Copy the data word for word, keeping every line.

## start

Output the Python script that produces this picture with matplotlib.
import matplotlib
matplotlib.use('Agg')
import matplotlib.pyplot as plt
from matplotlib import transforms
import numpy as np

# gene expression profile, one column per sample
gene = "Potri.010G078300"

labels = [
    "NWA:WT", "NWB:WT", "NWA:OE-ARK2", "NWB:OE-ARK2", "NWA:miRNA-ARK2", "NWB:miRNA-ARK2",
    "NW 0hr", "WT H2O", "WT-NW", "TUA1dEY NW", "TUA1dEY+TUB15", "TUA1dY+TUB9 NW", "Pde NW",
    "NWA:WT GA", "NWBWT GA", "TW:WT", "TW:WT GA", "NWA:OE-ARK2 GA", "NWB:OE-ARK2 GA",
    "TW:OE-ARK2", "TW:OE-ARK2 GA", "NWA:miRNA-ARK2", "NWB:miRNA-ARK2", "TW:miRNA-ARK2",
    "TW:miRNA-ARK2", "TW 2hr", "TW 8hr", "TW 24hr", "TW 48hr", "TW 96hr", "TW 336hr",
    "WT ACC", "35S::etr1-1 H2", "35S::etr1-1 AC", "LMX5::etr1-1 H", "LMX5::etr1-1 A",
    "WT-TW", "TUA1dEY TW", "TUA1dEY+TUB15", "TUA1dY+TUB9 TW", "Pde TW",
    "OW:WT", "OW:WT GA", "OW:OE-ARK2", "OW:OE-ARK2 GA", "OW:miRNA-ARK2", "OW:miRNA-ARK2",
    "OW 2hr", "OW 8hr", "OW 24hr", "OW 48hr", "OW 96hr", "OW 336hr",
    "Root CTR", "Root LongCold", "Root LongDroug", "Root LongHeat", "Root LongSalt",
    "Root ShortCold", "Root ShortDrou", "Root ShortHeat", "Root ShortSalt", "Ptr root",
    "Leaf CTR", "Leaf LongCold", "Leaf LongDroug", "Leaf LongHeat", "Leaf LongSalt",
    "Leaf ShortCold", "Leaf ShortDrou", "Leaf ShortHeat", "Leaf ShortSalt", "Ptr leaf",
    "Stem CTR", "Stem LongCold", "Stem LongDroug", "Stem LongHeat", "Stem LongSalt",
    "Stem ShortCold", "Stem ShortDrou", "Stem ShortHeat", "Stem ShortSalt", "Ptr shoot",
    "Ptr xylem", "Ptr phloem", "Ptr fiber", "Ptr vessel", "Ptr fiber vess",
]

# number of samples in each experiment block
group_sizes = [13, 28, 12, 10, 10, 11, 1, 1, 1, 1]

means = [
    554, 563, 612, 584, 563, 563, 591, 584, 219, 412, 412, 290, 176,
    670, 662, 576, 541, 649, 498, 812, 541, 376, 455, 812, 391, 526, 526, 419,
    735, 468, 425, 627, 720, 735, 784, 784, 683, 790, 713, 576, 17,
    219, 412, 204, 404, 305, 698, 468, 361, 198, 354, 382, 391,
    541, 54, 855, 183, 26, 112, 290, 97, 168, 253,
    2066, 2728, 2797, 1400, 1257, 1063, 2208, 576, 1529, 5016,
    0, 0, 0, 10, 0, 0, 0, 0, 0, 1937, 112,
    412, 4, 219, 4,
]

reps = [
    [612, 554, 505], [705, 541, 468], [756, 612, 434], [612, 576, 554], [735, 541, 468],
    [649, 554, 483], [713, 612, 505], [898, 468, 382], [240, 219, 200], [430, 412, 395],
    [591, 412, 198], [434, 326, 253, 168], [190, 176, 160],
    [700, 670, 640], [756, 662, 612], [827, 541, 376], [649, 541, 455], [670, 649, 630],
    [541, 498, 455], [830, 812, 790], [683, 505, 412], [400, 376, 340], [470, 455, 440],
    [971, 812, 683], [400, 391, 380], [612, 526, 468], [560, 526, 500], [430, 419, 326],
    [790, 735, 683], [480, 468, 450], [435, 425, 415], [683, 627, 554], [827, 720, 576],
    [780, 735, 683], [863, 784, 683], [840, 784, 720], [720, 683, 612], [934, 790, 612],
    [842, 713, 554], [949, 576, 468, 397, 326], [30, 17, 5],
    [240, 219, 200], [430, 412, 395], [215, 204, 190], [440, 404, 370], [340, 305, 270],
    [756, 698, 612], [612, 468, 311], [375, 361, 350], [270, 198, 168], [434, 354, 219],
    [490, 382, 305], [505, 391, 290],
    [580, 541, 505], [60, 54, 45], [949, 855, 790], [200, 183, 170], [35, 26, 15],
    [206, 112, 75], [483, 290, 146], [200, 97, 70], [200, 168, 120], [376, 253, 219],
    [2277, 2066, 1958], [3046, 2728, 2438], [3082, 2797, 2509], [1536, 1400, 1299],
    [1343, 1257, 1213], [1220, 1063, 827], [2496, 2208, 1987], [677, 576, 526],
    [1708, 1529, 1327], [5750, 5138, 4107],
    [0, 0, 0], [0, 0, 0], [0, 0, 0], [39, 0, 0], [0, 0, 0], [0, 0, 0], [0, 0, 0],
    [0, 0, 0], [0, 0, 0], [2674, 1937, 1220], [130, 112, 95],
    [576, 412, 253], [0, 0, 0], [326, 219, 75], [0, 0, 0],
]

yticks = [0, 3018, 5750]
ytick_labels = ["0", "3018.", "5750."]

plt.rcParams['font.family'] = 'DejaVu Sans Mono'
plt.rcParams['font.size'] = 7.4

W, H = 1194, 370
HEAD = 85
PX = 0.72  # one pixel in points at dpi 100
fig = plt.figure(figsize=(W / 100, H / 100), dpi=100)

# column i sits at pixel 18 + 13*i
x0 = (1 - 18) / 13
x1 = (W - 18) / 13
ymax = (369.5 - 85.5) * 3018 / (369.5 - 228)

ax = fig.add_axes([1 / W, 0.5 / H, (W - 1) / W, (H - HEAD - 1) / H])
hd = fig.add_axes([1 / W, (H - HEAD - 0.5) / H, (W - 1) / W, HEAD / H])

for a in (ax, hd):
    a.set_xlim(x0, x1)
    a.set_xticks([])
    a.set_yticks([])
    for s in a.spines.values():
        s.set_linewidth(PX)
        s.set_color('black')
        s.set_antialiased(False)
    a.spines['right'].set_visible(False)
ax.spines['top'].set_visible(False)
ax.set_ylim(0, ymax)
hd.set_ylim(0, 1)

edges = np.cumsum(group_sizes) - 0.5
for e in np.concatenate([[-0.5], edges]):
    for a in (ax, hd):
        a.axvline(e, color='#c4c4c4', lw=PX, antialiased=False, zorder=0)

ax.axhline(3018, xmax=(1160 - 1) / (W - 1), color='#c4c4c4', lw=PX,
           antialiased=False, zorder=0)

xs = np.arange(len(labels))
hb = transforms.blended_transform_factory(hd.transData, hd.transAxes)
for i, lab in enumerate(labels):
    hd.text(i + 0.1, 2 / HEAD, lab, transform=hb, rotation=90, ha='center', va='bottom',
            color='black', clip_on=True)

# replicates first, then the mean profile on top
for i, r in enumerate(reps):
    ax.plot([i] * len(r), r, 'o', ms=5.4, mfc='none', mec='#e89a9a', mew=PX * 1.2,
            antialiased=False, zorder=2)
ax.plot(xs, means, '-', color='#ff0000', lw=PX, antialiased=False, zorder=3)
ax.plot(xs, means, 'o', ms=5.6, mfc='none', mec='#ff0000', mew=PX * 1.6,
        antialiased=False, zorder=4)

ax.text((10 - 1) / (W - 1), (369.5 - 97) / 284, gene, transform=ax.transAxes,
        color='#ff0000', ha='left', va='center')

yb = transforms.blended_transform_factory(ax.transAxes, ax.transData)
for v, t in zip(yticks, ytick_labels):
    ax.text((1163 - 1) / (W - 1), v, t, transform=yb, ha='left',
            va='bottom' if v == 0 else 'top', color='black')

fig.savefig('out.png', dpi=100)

## end

ANSWER FOR THIS EXERCISE:
Output the Python script that produces this picture with matplotlib.
import matplotlib
matplotlib.use('Agg')
import matplotlib.pyplot as plt
from matplotlib import transforms
import numpy as np

# gene expression profile, one column per sample
gene = "Potri.010G078300"

labels = [
    "NWA:WT", "NWB:WT", "NWA:OE-ARK2", "NWB:OE-ARK2", "NWA:miRNA-ARK2", "NWB:miRNA-ARK2",
    "NW 0hr", "WT H2O", "WT-NW", "TUA1dEY NW", "TUA1dEY+TUB15", "TUA1dY+TUB9 NW", "Pde NW",
    "NWA:WT GA", "NWBWT GA", "TW:WT", "TW:WT GA", "NWA:OE-ARK2 GA", "NWB:OE-ARK2 GA",
    "TW:OE-ARK2", "TW:OE-ARK2 GA", "NWA:miRNA-ARK2", "NWB:miRNA-ARK2", "TW:miRNA-ARK2",
    "TW:miRNA-ARK2", "TW 2hr", "TW 8hr", "TW 24hr", "TW 48hr", "TW 96hr", "TW 336hr",
    "WT ACC", "35S::etr1-1 H2", "35S::etr1-1 AC", "LMX5::etr1-1 H", "LMX5::etr1-1 A",
    "WT-TW", "TUA1dEY TW", "TUA1dEY+TUB15", "TUA1dY+TUB9 TW", "Pde TW",
    "OW:WT", "OW:WT GA", "OW:OE-ARK2", "OW:OE-ARK2 GA", "OW:miRNA-ARK2", "OW:miRNA-ARK2",
    "OW 2hr", "OW 8hr", "OW 24hr", "OW 48hr", "OW 96hr", "OW 336hr",
    "Root CTR", "Root LongCold", "Root LongDroug", "Root LongHeat", "Root LongSalt",
    "Root ShortCold", "Root ShortDrou", "Root ShortHeat", "Root ShortSalt", "Ptr root",
    "Leaf CTR", "Leaf LongCold", "Leaf LongDroug", "Leaf LongHeat", "Leaf LongSalt",
    "Leaf ShortCold", "Leaf ShortDrou", "Leaf ShortHeat", "Leaf ShortSalt", "Ptr leaf",
    "Stem CTR", "Stem LongCold", "Stem LongDroug", "Stem LongHeat", "Stem LongSalt",
    "Stem ShortCold", "Stem ShortDrou", "Stem ShortHeat", "Stem ShortSalt", "Ptr shoot",
    "Ptr xylem", "Ptr phloem", "Ptr fiber", "Ptr vessel", "Ptr fiber vess",
]

# number of samples in each experiment block
group_sizes = [13, 28, 12, 10, 10, 11, 1, 1, 1, 1]

means = [
    554, 563, 612, 584, 563, 563, 591, 584, 219, 412, 412, 290, 176,
    670, 662, 576, 541, 649, 498, 812, 541, 376, 455, 812, 391, 526, 526, 419,
    735, 468, 425, 627, 720, 735, 784, 784, 683, 790, 713, 576, 17,
    219, 412, 204, 404, 305, 698, 468, 361, 198, 354, 382, 391,
    541, 54, 855, 183, 26, 112, 290, 97, 168, 253,
    2066, 2728, 2797, 1400, 1257, 1063, 2208, 576, 1529, 5016,
    0, 0, 0, 10, 0, 0, 0, 0, 0, 1937, 112,
    412, 4, 219, 4,
]

reps = [
    [612, 554, 505], [705, 541, 468], [756, 612, 434], [612, 576, 554], [735, 541, 468],
    [649, 554, 483], [713, 612, 505], [898, 468, 382], [240, 219, 200], [430, 412, 395],
    [591, 412, 198], [434, 326, 253, 168], [190, 176, 160],
    [700, 670, 640], [756, 662, 612], [827, 541, 376], [649, 541, 455], [670, 649, 630],
    [541, 498, 455], [830, 812, 790], [683, 505, 412], [400, 376, 340], [470, 455, 440],
    [971, 812, 683], [400, 391, 380], [612, 526, 468], [560, 526, 500], [430, 419, 326],
    [790, 735, 683], [480, 468, 450], [435, 425, 415], [683, 627, 554], [827, 720, 576],
    [780, 735, 683], [863, 784, 683], [840, 784, 720], [720, 683, 612], [934, 790, 612],
    [842, 713, 554], [949, 576, 468, 397, 326], [30, 17, 5],
    [240, 219, 200], [430, 412, 395], [215, 204, 190], [440, 404, 370], [340, 305, 270],
    [756, 698, 612], [612, 468, 311], [375, 361, 350], [270, 198, 168], [434, 354, 219],
    [490, 382, 305], [505, 391, 290],
    [580, 541, 505], [60, 54, 45], [949, 855, 790], [200, 183, 170], [35, 26, 15],
    [206, 112, 75], [483, 290, 146], [200, 97, 70], [200, 168, 120], [376, 253, 219],
    [2277, 2066, 1958], [3046, 2728, 2438], [3082, 2797, 2509], [1536, 1400, 1299],
    [1343, 1257, 1213], [1220, 1063, 827], [2496, 2208, 1987], [677, 576, 526],
    [1708, 1529, 1327], [5750, 5138, 4107],
    [0, 0, 0], [0, 0, 0], [0, 0, 0], [39, 0, 0], [0, 0, 0], [0, 0, 0], [0, 0, 0],
    [0, 0, 0], [0, 0, 0], [2674, 1937, 1220], [130, 112, 95],
    [576, 412, 253], [0, 0, 0], [326, 219, 75], [0, 0, 0],
]

yticks = [0, 3018, 5750]
ytick_labels = ["0", "3018.", "5750."]

plt.rcParams['font.family'] = 'DejaVu Sans Mono'
plt.rcParams['font.size'] = 7.4

W, H = 1194, 370
HEAD = 85
PX = 0.72  # one pixel in points at dpi 100
fig = plt.figure(figsize=(W / 100, H / 100), dpi=100)

# column i sits at pixel 18 + 13*i
x0 = (1 - 18) / 13
x1 = (W - 18) / 13
ymax = (369.5 - 85.5) * 3018 / (369.5 - 228)

ax = fig.add_axes([1 / W, 0.5 / H, (W - 1) / W, (H - HEAD - 1) / H])
hd = fig.add_axes([1 / W, (H - HEAD - 0.5) / H, (W - 1) / W, HEAD / H])

for a in (ax, hd):
    a.set_xlim(x0, x1)
    a.set_xticks([])
    a.set_yticks([])
    for s in a.spines.values():
        s.set_linewidth(PX)
        s.set_color('black')
        s.set_antialiased(False)
    a.spines['right'].set_visible(False)
ax.spines['top'].set_visible(False)
ax.set_ylim(0, ymax)
hd.set_ylim(0, 1)

edges = np.cumsum(group_sizes) - 0.5
for e in np.concatenate([[-0.5], edges]):
    for a in (ax, hd):
        a.axvline(e, color='#c4c4c4', lw=PX, antialiased=False, zorder=0)

ax.axhline(3018, xmax=(1160 - 1) / (W - 1), color='#c4c4c4', lw=PX,
           antialiased=False, zorder=0)

xs = np.arange(len(labels))
hb = transforms.blended_transform_factory(hd.transData, hd.transAxes)
for i, lab in enumerate(labels):
    hd.text(i + 0.1, 2 / HEAD, lab, transform=hb, rotation=90, ha='center', va='bottom',
            color='black', clip_on=True)

# replicates first, then the mean profile on top
for i, r in enumerate(reps):
    ax.plot([i] * len(r), r, 'o', ms=5.4, mfc='none', mec='#e89a9a', mew=PX * 1.2,
            antialiased=False, zorder=2)
ax.plot(xs, means, '-', color='#ff0000', lw=PX, antialiased=False, zorder=3)
ax.plot(xs, means, 'o', ms=5.6, mfc='none', mec='#ff0000', mew=PX * 1.6,
        antialiased=False, zorder=4)

ax.text((10 - 1) / (W - 1), (369.5 - 97) / 284, gene, transform=ax.transAxes,
        color='#ff0000', ha='left', va='center')

yb = transforms.blended_transform_factory(ax.transAxes, ax.transData)
for v, t in zip(yticks, ytick_labels):
    ax.text((1163 - 1) / (W - 1), v, t, transform=yb, ha='left',
            va='bottom' if v == 0 else 'top', color='black')

fig.savefig('out.png', dpi=100)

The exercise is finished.